We Need Science In Medicine

One of the prevailing myths of modern life (I use the word here in the sense of something that everyone believes, not necessarily something that is false) is that cholesterol causes heart disease and stroke, and that reducing it will reduce the risk of heart disease and stroke. But the recent Vytorin issue should give us cause to question this conventional wisdom.

Whenever I’ve looked at the research, I’ve never been able to see any clear indication that taking cholesterol-reducing medication actually reduces risk, per se–all that the clinical studies that I’ve seen seem to indicate is that cholesterol reduction is taking place. But correlation is not causation. It could be that both high cholesterol and vascular disease are caused by some third factor that hasn’t been identified, and that in reducing cholesterol, whether by diet or medication, or both, we are treating a symptom rather than a cause.

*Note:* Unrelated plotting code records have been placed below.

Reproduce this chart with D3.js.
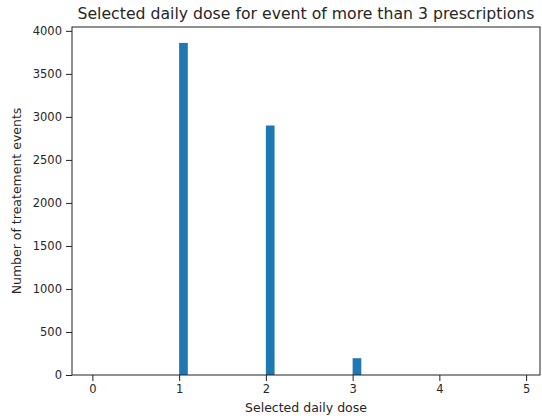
<!DOCTYPE html>
<html>
<head>
<meta charset="utf-8">
<script src="https://cdn.jsdelivr.net/npm/d3@7"></script>
<style>
  html, body { margin: 0; padding: 0; background: #fff; }
  svg text { font-family: "DejaVu Sans", sans-serif; fill: #262626; }
</style>
</head>
<body>
<svg id="chart" width="542" height="416"></svg>
<script>
const binStarts = [1, 2, 3];
const binWidth = 0.1;
const counts = [3860, 2900, 195];
const xTicks = [0, 1, 2, 3, 4, 5];
const yTicks = [0, 500, 1000, 1500, 2000, 2500, 3000, 3500, 4000];
const titleText = "Selected daily dose for event of more than 3 prescriptions";
const xLabel = "Selected daily dose";
const yLabel = "Number of treatement events";

const svg = d3.select("#chart");
const L = 72, R = 540, T = 27, B = 375;

const x = d3.scaleLinear().domain([-0.235, 5.16]).range([L, R]);
const y = d3.scaleLinear().domain([0, 4045]).range([B, T]);

svg.append("g").selectAll("rect").data(binStarts).join("rect")
  .attr("x", d => x(d))
  .attr("width", d => x(d + binWidth) - x(d))
  .attr("y", (d, i) => y(counts[i]))
  .attr("height", (d, i) => B - y(counts[i]))
  .attr("fill", "#1f77b4");

const xAxis = svg.append("g").attr("transform", `translate(0,${B})`)
  .call(d3.axisBottom(x).tickValues(xTicks).tickFormat(d3.format("d")).tickSize(6).tickPadding(4));
const yAxis = svg.append("g").attr("transform", `translate(${L},0)`)
  .call(d3.axisLeft(y).tickValues(yTicks).tickFormat(d3.format("d")).tickSize(6).tickPadding(4));
[xAxis, yAxis].forEach(g => {
  g.select(".domain").remove();
  g.selectAll("line").attr("stroke", "#222").attr("stroke-width", 1);
  g.selectAll("text").attr("font-size", 11.5).attr("fill", "#262626").attr("font-family", "DejaVu Sans, sans-serif");
});

svg.append("rect").attr("x", L).attr("y", T).attr("width", R - L).attr("height", B - T)
  .attr("fill", "none").attr("stroke", "#222").attr("stroke-width", 1);

svg.append("text").attr("x", (L + R) / 2).attr("y", 19).attr("text-anchor", "middle")
  .attr("font-size", 15.7).text(titleText);
svg.append("text").attr("x", (L + R) / 2).attr("y", 412).attr("text-anchor", "middle")
  .attr("font-size", 12.5).text(xLabel);
svg.append("text").attr("transform", `translate(21,${(T + B) / 2}) rotate(-90)`).attr("text-anchor", "middle")
  .attr("font-size", 12.5).text(yLabel);
</script>
</body>
</html>
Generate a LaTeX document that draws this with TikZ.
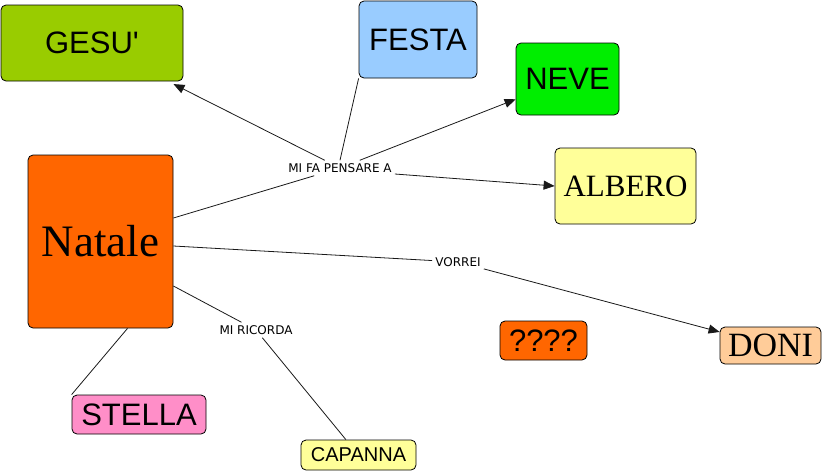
\documentclass[tikz,border=0pt]{standalone}
\usepackage{fontspec}
\setmainfont{Liberation Serif}
\setsansfont{Liberation Sans}
\newfontfamily\bigsans{Liberation Sans}[Ligatures=TeXOff]
\newfontfamily\labfont{DejaVu Sans}
\usetikzlibrary{arrows.meta}
\definecolor{cgesu}{HTML}{99CC00}
\definecolor{cfesta}{HTML}{99CCFF}
\definecolor{cneve}{HTML}{00EE00}
\definecolor{calbero}{HTML}{FFFF99}
\definecolor{cnatale}{HTML}{FF6600}
\definecolor{cstella}{HTML}{FF8EC8}
\definecolor{ccapanna}{HTML}{FFFF99}
\definecolor{cq}{HTML}{FF6600}
\definecolor{cdoni}{HTML}{FFCC99}
\begin{document}
\begin{tikzpicture}[x=1pt,y=-1pt,
  box/.style={draw=black, line width=0.8pt, rounded corners=5pt, inner sep=0pt, anchor=center},
  sansbig/.style={font=\bigsans\fontsize{31}{31}\selectfont},
  sanssmall/.style={font=\bigsans\fontsize{20}{20}\selectfont},
  serifbig/.style={font=\rmfamily\fontsize{31}{31}\selectfont},
  lab/.style={font=\labfont\fontsize{12}{12}\selectfont, inner sep=3pt},
  conn/.style={line width=0.8pt, draw=black!90},
  arr/.style={conn, -{Triangle[length=11pt,width=9pt]}}
]
\useasboundingbox (0,0) rectangle (824,474);

\node[box, fill=cgesu, sansbig, minimum width=182pt, minimum height=76pt] (gesu) at (92,43) {GESU'};
\node[box, fill=cfesta, sansbig, minimum width=118pt, minimum height=77pt] (festa) at (418,39.5) {FESTA};
\node[box, fill=cneve, sansbig, minimum width=103pt, minimum height=72pt] (neve) at (567.5,79) {NEVE};
\node[box, fill=calbero, serifbig, minimum width=141pt, minimum height=76pt] (albero) at (625.5,186) {ALBERO};
\node[box, fill=cnatale, font=\rmfamily\fontsize{45}{45}\selectfont, minimum width=145pt, minimum height=173pt] (natale) at (100.5,241.5) {Natale};
\node[box, fill=cstella, sansbig, minimum width=134pt, minimum height=39pt] (stella) at (139,414.5) {STELLA};
\node[box, fill=ccapanna, sanssmall, minimum width=115pt, minimum height=30pt] (capanna) at (358.5,455) {CAPANNA};
\node[box, fill=cq, sansbig, minimum width=87pt, minimum height=39pt] (q) at (543.5,340.5) {????};
\node[box, fill=cdoni, font=\rmfamily\fontsize{34}{34}\selectfont, minimum width=101pt, minimum height=37pt] (doni) at (770.5,345.5) {DONI};

\node[lab] (l1) at (340,168) {MI FA PENSARE A};
\node[lab] (l2) at (458,262) {VORREI};
\node[lab] (l3) at (256,330) {MI RICORDA};

\draw[conn] ([yshift=23.5pt]natale.east) -- (l1);
\draw[arr, shorten >=6pt] (l1) -- (gesu);
\draw[conn] (l1.north) -- (festa.south west);
\draw[arr] (l1) -- (neve);
\draw[arr] ([yshift=-6pt]l1.east) -- (albero.west);

\draw[conn] ([yshift=-4.5pt]natale.east) -- (l2);
\draw[arr] (l2) -- (doni);

\draw[conn] ([yshift=-44.5pt]natale.east) -- (l3);
\draw[conn] (l3) -- (capanna);

\draw[conn] ([xshift=27pt]natale.south) -- (stella.north west);
\end{tikzpicture}
\end{document}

My point is, that I don’t know the answer. But I don’t have a lot of confidence that the medical community does, either. And I remain wary of taking medications with unknown side effects and potential for interaction with other things I ingest, when the benefit is unclear. And I write this as someone who lost both parents to heart disease (my father’s first heart attack occurred when he was about forty five, and he died from a second one about a decade later). But they also had much different lifestyles than I did–they grew up with poor diets during the depression, they both smoked like chimneys, and they were both overweight. So I don’t necessarily believe that genetics is destiny, at least in this case.

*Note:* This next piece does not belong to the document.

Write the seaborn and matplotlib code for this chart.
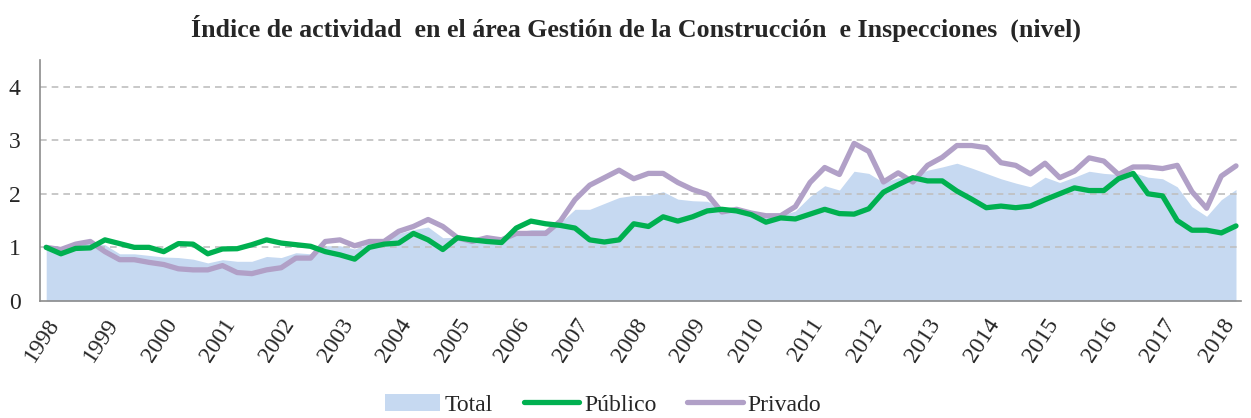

3 thoughts on “We Need Science In Medicine”

  1. Rand

    I don’t know whether you’ve read this site but it certainly caused me to question the whole cholesterol thing.

    It’s promoting a book but it does have synopses of the chapters that you can peruse.

    I tend to think that the cholesterol panic will turn out to be another cascade like the animal fat thing.

    I sometimes think that there were three drunk science students at a party somewhere who indulged in some bragging.

    “I bet I can turn the perception of animal fat, a great source of energy that also contains micro-nutrients and plant sterols, into a poisonous killer.”

    “That’s nothing. I bet I can turn the perception of salt, long known as a vital necessity for all animals, into deadly poison.”

    “Hah! Bunch of pikers! I’ll turn the perception of carbon dioxide, the vital component of our atmosphere and oceans on which virtually all life as we know it depends into the most polluting substance on Earth”

    “Oh, come on! Now you’re going too far!”

  2. Having already had a heart attack at age 33 I’m of a slightly different opinion: there is some kind of link between cholesterol level and heart disease but we’re still not sure exactly what it is. So I’m going to err on taking my statins and deal with the consequences since not taking anything seems like just sticking my head in the sand.